In 1858 William H. Rand, a native of Boston, established a printing office in Chicago and employed as a printer Andrew McNally. By 1868 Rand and McNally formed a partnership which soon acquired a reputation for printing railroad publications.
In 1871 they introduced the Rand, McNally Railway Guide. That same year their business was destroyed in the Great Chicago Fire.
Rand and McNally opened their new map department in late 1872. In January 1873 it was announced that "the house of Rand, McNally & Co. beg leave to inform their railroad friends and the patrons of the Railway Guide generally, that they have lately made extensive additions to their engraving department, and are now prepared to execute maps using relief-plate engraving [i.e., wax engraving] in the very highest style of the art."

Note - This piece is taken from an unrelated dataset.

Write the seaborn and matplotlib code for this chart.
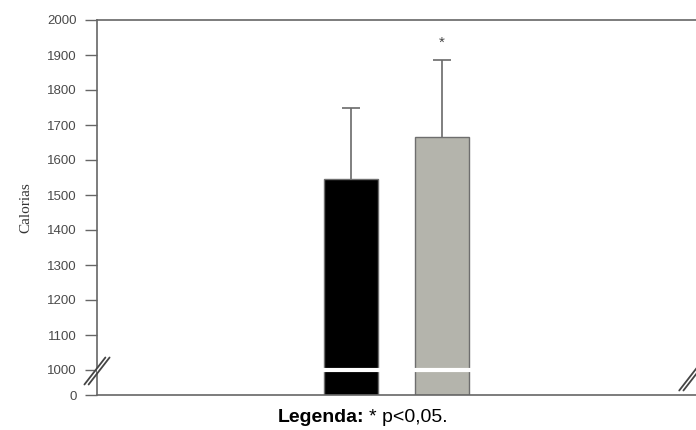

With the adoption of the wax engraving process, followed in May 1873 by the employment of a color printing process, the company's reputation as one of the world's leading commercial mapmakers was established.
A major accomplishment of Rand, McNally was the publication in 1876 of the "New Railroad and County Map of the United States and Canada. Compiled from Latest Government Surveys, and Drawn to an Accurate Scale." That same year, the company used the plates from this map to produce its famous Commercial Atlas and Marketing Guide, which was issued in its 129th edition in 1998. The Map and the Business Atlas, as it was then known, required the services of ten compilers and engravers for nearly two years and cost about $20,000.
This relief map of Mississippi was included in Rand, McNally & Co.'s Business Atlas published in 1878-9. It shows cities, towns, waterways, and labeled railroad routes.